→ **WHAT TO DO**:
Leave out the pictures, and retype only the lines from the beginning of the material through the line that contains "from matplotlib.patches import Rectangle", including both.

→ **COLLECTED DATA**:
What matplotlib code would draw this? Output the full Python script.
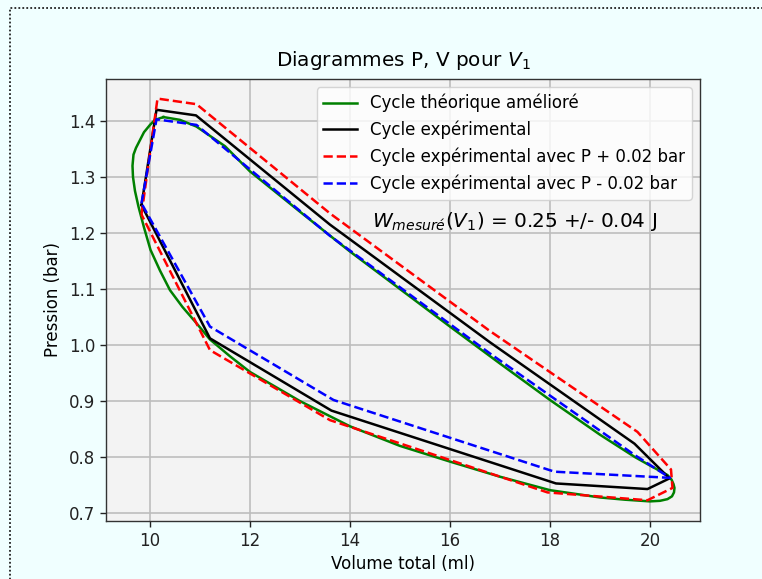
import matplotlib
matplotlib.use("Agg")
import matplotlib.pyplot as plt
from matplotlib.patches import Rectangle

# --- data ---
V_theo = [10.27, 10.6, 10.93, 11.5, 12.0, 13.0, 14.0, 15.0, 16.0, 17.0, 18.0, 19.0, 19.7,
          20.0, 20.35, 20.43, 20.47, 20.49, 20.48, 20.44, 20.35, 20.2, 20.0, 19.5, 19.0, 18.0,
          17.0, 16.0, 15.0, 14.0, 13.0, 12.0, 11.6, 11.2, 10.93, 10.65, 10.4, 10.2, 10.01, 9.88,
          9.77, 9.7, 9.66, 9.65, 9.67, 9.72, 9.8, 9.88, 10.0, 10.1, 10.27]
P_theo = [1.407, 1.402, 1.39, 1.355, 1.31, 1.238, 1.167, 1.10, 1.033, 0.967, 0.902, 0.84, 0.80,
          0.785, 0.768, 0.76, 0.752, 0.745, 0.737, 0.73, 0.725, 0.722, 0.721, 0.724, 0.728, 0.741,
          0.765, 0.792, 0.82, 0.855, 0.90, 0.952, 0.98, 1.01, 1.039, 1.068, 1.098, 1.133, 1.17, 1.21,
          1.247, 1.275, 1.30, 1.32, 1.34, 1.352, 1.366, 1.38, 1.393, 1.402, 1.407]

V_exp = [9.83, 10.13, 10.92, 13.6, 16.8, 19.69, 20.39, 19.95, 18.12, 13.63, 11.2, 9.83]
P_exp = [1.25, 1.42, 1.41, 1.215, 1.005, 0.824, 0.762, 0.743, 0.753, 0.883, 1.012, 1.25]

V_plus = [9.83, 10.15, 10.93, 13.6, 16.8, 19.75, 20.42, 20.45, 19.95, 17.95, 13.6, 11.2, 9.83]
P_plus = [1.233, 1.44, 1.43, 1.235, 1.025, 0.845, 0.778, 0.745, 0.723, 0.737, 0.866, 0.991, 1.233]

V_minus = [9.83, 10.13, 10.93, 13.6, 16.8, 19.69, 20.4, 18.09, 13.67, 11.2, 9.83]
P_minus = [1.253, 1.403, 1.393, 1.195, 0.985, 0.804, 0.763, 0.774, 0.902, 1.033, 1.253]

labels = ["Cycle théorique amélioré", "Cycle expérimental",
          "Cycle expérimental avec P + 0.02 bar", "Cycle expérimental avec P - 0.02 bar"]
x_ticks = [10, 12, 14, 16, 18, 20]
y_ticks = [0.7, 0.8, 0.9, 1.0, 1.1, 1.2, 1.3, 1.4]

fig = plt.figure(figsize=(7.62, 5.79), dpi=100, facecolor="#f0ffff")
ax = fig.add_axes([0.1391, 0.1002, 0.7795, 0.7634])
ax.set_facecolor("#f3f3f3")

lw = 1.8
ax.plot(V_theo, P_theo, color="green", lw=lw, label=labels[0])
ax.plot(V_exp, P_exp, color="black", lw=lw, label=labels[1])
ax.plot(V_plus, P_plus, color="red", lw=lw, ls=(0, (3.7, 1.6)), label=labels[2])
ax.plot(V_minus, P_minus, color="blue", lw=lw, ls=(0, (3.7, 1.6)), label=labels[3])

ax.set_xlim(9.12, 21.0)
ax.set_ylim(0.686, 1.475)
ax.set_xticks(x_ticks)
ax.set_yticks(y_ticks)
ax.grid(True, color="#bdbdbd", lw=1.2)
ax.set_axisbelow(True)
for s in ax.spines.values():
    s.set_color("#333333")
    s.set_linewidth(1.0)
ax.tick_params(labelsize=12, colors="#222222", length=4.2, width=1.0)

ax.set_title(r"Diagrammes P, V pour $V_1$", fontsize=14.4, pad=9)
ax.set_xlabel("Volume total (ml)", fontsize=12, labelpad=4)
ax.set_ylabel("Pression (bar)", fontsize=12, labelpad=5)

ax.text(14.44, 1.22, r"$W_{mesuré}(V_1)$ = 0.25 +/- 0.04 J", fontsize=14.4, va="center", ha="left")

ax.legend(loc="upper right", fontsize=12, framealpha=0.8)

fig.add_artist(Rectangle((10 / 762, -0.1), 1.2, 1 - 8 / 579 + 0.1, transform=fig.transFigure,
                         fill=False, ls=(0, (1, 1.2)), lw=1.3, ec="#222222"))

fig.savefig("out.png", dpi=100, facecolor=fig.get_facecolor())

→ **RESPONSE TO THE EXERCISE**:
What matplotlib code would draw this? Output the full Python script.
import matplotlib
matplotlib.use("Agg")
import matplotlib.pyplot as plt
from matplotlib.patches import Rectangle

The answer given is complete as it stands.